Teenagers Given Advance Emergency Contraception Still Use Pill and Condoms
Providing adolescents with advance doses of emergency contraception neither increases their likelihood of having unprotected sex nor negatively affects their use of condoms or hormonal contraceptives, according to a longitudinal study of 15-20-year-old women in Pennsylvania.1 Moreover, adolescents who have been provided with an advance dose of emergency contraception use it significantly sooner than those who have been educated about the method but must obtain it from a provider after unprotected sex.

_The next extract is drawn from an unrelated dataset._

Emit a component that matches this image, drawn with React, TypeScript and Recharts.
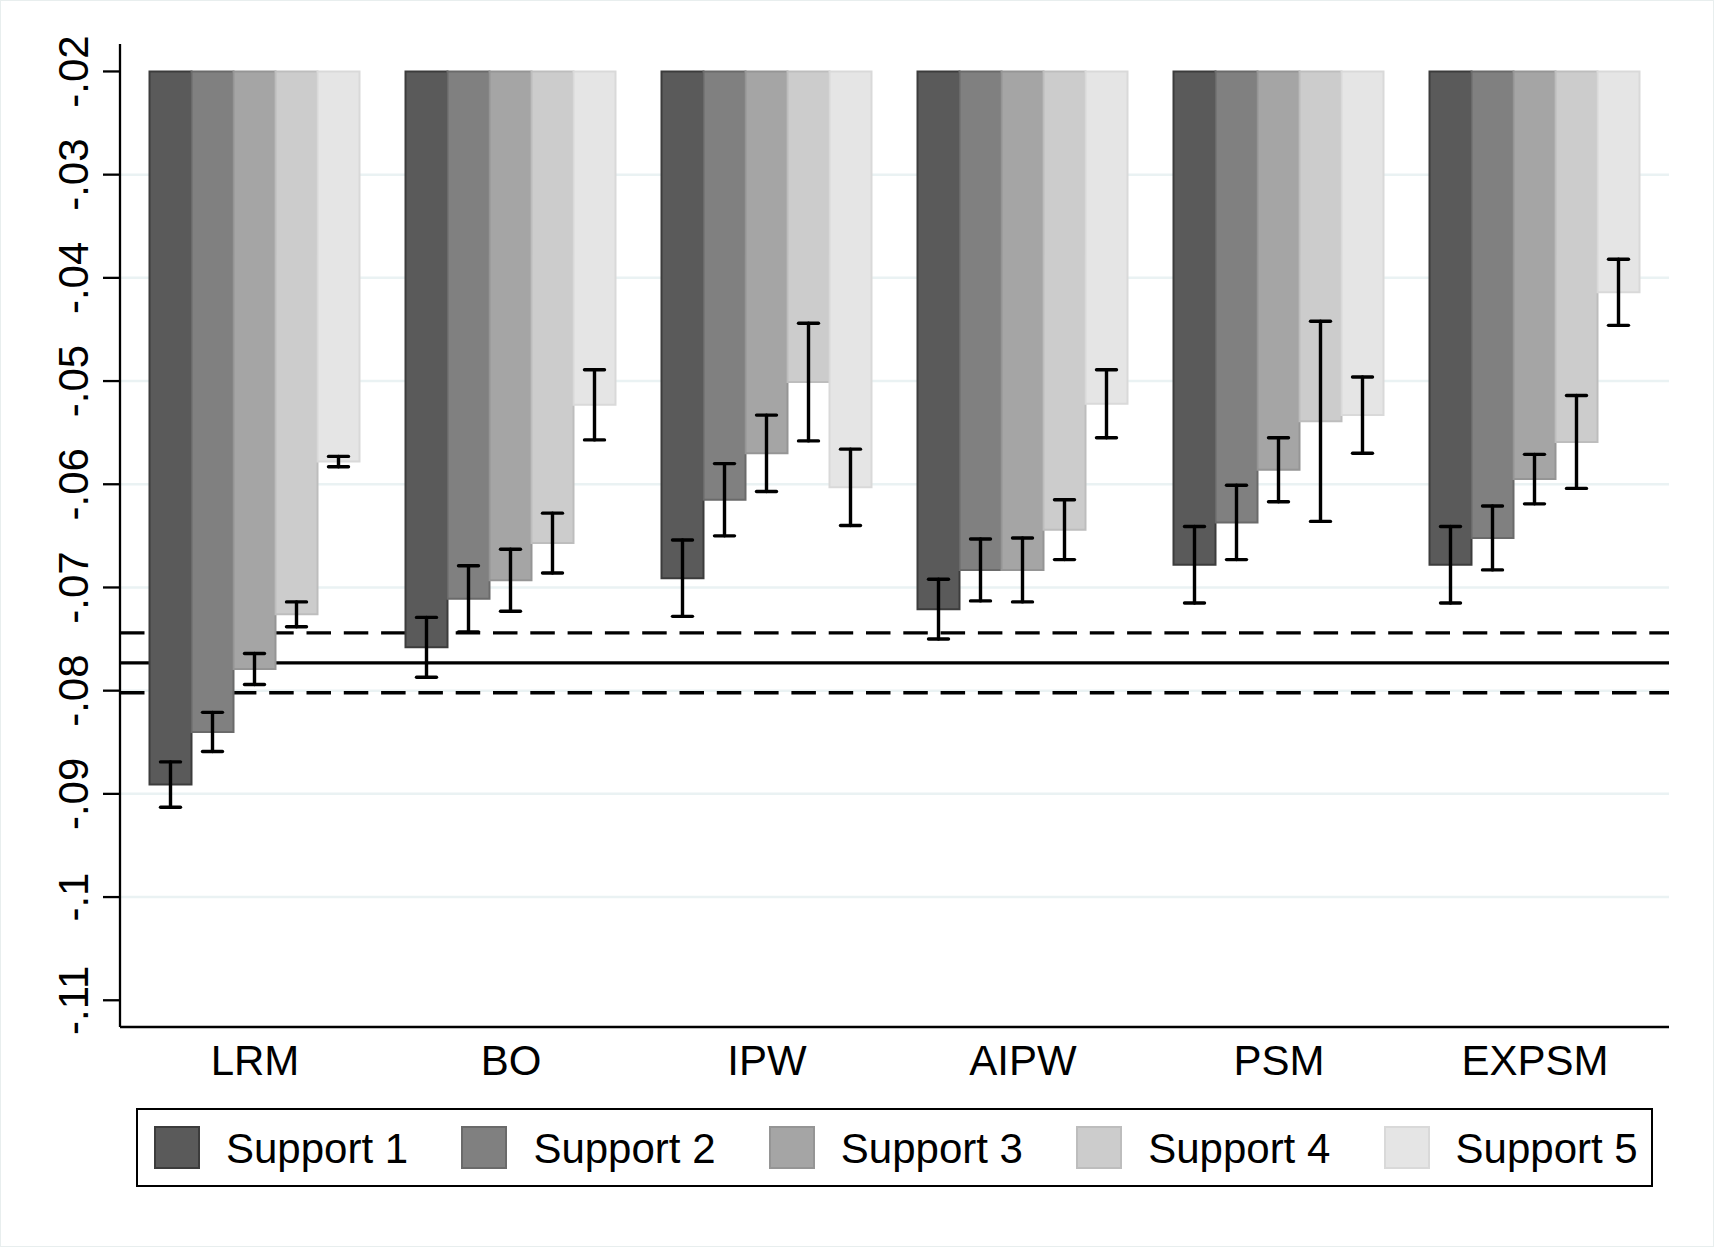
import { BarChart, Bar, XAxis, YAxis, CartesianGrid, ReferenceLine, ErrorBar } from "recharts";

// estimates by method (category) and support level (series)
const categories = ["LRM", "BO", "IPW", "AIPW", "PSM", "EXPSM"];
const seriesNames = ["Support 1", "Support 2", "Support 3", "Support 4", "Support 5"];

const support1 = [-0.0891, -0.0758, -0.0691, -0.0721, -0.0678, -0.0678];
const support2 = [-0.084, -0.0711, -0.0615, -0.0683, -0.0637, -0.0652];
const support3 = [-0.0779, -0.0693, -0.057, -0.0683, -0.0586, -0.0595];
const support4 = [-0.0726, -0.0657, -0.0501, -0.0644, -0.0539, -0.0559];
const support5 = [-0.0578, -0.0523, -0.0603, -0.0522, -0.0533, -0.0414];

// half-widths of the confidence intervals
const support1Ci = [0.0022, 0.0029, 0.0037, 0.0029, 0.0037, 0.0037];
const support2Ci = [0.0019, 0.0032, 0.0035, 0.003, 0.0036, 0.0031];
const support3Ci = [0.0015, 0.003, 0.0037, 0.0031, 0.0031, 0.0024];
const support4Ci = [0.0012, 0.0029, 0.0057, 0.0029, 0.0097, 0.0045];
const support5Ci = [0.0005, 0.0034, 0.0037, 0.0033, 0.0037, 0.0032];

const barBase = -0.02;
const yTicks = [-0.02, -0.03, -0.04, -0.05, -0.06, -0.07, -0.08, -0.09, -0.1, -0.11];
const gridValues = [-0.03, -0.04, -0.05, -0.06, -0.07, -0.08, -0.09, -0.1];
const benchmark = -0.0773;
const benchmarkLower = -0.0802;
const benchmarkUpper = -0.0744;

const seriesValues = [support1, support2, support3, support4, support5];
const seriesCi = [support1Ci, support2Ci, support3Ci, support4Ci, support5Ci];

const FILLS = ["#5a5a5a", "#808080", "#a5a5a5", "#cccccc", "#e5e5e5"];
const STROKES = ["#3c3c3c", "#6a6a6a", "#959595", "#bdbdbd", "#d9d9d9"];
const FONT = '"Liberation Sans", Arial, sans-serif';

const data = categories.map((name, i) => {
  const row: Record<string, any> = { name };
  seriesValues.forEach((vals, s) => {
    row[`s${s}`] = [barBase, vals[i]];
    row[`e${s}`] = seriesCi[s][i];
  });
  return row;
});

function fmtTick(v: number) {
  return String(Number(v.toFixed(2))).replace("0.", ".");
}

function YTick(props: any) {
  const { x, y, payload } = props;
  return (
    <text
      x={x}
      y={y}
      transform={`rotate(-90 ${x} ${y})`}
      textAnchor="middle"
      fontSize={42}
      fontFamily={FONT}
      fill="#000"
    >
      {fmtTick(payload.value)}
    </text>
  );
}

function XTick(props: any) {
  const { x, y, payload } = props;
  return (
    <text x={x} y={y} textAnchor="middle" fontSize={42} fontFamily={FONT} fill="#000">
      {payload.value}
    </text>
  );
}

function LegendBox() {
  return (
    <div
      style={{
        position: "absolute",
        left: 136,
        top: 1108,
        width: 1517,
        height: 79,
        border: "2px solid #000",
        boxSizing: "border-box",
        fontFamily: FONT,
      }}
    >
      {seriesNames.map((name, s) => (
        <div key={name} style={{ position: "absolute", left: 16 + s * 307.4, top: 16 }}>
          <div
            style={{
              position: "absolute",
              left: 0,
              top: 0,
              width: 46,
              height: 43,
              boxSizing: "border-box",
              background: FILLS[s],
              border: `2px solid ${STROKES[s]}`,
            }}
          />
          <span
            style={{
              position: "absolute",
              left: 72,
              top: 2,
              fontSize: 42,
              lineHeight: "42px",
              whiteSpace: "nowrap",
              color: "#000",
            }}
          >
            {name}
          </span>
        </div>
      ))}
    </div>
  );
}

export default function App() {
  return (
    <div
      style={{
        position: "absolute",
        left: 0,
        top: 0,
        width: 1714,
        height: 1247,
        background: "#fff",
        overflow: "hidden",
      }}
    >
      <style>{`.recharts-errorBar line { stroke-width: 3.4px; stroke-linecap: round; }`}</style>
      <BarChart
        width={1714}
        height={1247}
        data={data}
        margin={{ top: 44, right: 45, bottom: 160, left: 0 }}
        barCategoryGap={22.5}
        barGap={0}
      >
        <CartesianGrid
          horizontal
          vertical={false}
          horizontalValues={gridValues}
          stroke="#eaf2f3"
          strokeWidth={2.5}
        />
        <ReferenceLine y={benchmarkUpper} stroke="#000" strokeWidth={3.3} strokeDasharray="24.5 12.8" zIndex={-50} />
        <ReferenceLine y={benchmark} stroke="#000" strokeWidth={3.3} zIndex={-50} />
        <ReferenceLine y={benchmarkLower} stroke="#000" strokeWidth={3.3} strokeDasharray="24.5 12.8" zIndex={-50} />
        <XAxis
          dataKey="name"
          height={60}
          padding={{ left: 7, right: 6 }}
          axisLine={{ stroke: "#000", strokeWidth: 2.3 }}
          tickLine={false}
          tickSize={0}
          tickMargin={48}
          tick={<XTick />}
          interval={0}
        />
        <YAxis
          width={120}
          domain={[-0.11259, -0.01734]}
          ticks={yTicks}
          allowDataOverflow
          axisLine={{ stroke: "#000", strokeWidth: 2.3 }}
          tickLine={{ stroke: "#000", strokeWidth: 2.3 }}
          tickSize={17}
          tickMargin={15}
          tick={<YTick />}
          interval={0}
        />
        {seriesNames.map((name, s) => (
          <Bar
            key={name}
            name={name}
            dataKey={`s${s}`}
            fill={FILLS[s]}
            stroke={STROKES[s]}
            strokeWidth={2}
            isAnimationActive={false}
          >
            <ErrorBar
              dataKey={`e${s}`}
              direction="y"
              width={10}
              stroke="#000"
              strokeWidth={3.4}
              strokeLinecap="round"
            />
          </Bar>
        ))}
      </BarChart>
      <LegendBox />
      <div
        style={{
          position: "absolute",
          inset: 0,
          border: "1px solid #e8eeee",
          pointerEvents: "none",
        }}
      />
    </div>
  );
}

The study included 301 sexually active women aged 15-20, who were recruited at a hospital-based adolescent health clinic in urban Pennsylvania in 1997-2001. Participants completed baseline interviews and were randomly assigned to either a control or an intervention group. All participants received instruction on how to obtain and use emergency contraception, and those in the intervention group were given one advance dose and access to two additional doses upon request at any time during the study.
In six monthly follow-up interviews conducted over the telephone, participants were asked about instances of unprotected sex, contraceptive use and method choice during the past month and at last sex. Follow-up interviews also addressed emergency contraceptive use and newly identified pregnancies and sexually transmitted diseases. The researchers used appropriate statistical tests to examine differences between the intervention and control groups at the bivariate level and constructed logistic regression models to identify independent predictors of emergency contraceptive use.
At baseline, the control and intervention groups did not differ significantly with respect to their demographic and reproductive health characteristics. The majority of participants were black (57%), were attending high school (59%) and lived in their family home (72%); nearly half received publicly funded health insurance coverage. The women’s mean age was 17 years, and their mean age at first sex was 15. Seventy-five percent of participants reported having used a contraceptive at last sex; 73% had used a condom. Sixty-nine percent had heard of emergency contraception, 20% had ever been pregnant and 30% had had a sexually transmitted disease.
One month after enrollment, adolescents’ use of condoms and regular hormonal contraceptives did not vary significantly between the intervention and control groups: In the past month, 28-32% had had unprotected sex, 68-70% had used condoms and 39-42% had used a hormonal contraceptive; at last intercourse, 19-20% reported having used no protection, 78-79% condoms and 39-41% hormonal contraceptives. These proportions remained generally consistent at the six-month follow-up, but condom use in the past month became significantly more common among women in the intervention group than among controls (77% vs. 62%).
However, the women differed in their use of emergency contraception: At one month, a significantly higher proportion of women in the intervention group than of those in the control group had used emergency contraception (15% vs. 8%), although this difference was not significant at the six-month follow-up. Participants who had received an advance dose of emergency contraception reported a significantly shorter interval between unprotected sex and the start of treatment than those who had not received an advance dose (11 hours vs. 21 hours).
The researchers used separate regression models, all of which controlled for study group and contraceptive method, to assess independent predictors of emergency contraceptive use. One model controlled for unprotected sex, one for sexual and reproductive history, and one for awareness of and expected need for emergency contraception. Results of the second model revealed that women who had ever been pregnant had elevated odds of using emergency contraception at some point during the study (odds ratio, 3.5). No other significant predictions of emergency contraceptive use were identified.
The researchers acknowledge several limitations, including the fact that participants who received an advance dose had to return to the study office for additional doses, which may in part explain the similarities in use patterns between the two study groups at six months. They recommend that adolescents be provided with advance doses of emergency contraception, because "doing so increases the likelihood that it will be taken during the most effective time frame without having an adverse effect on sexual or contraceptive risk-taking behavior."
1. Gold MA et al., The effects of advance provision of emergency contraception on adolescent women’s sexual and contraceptive behaviors, Journal of Pediatric and Adolescent Gynecology, 2004, 17(2):87-96.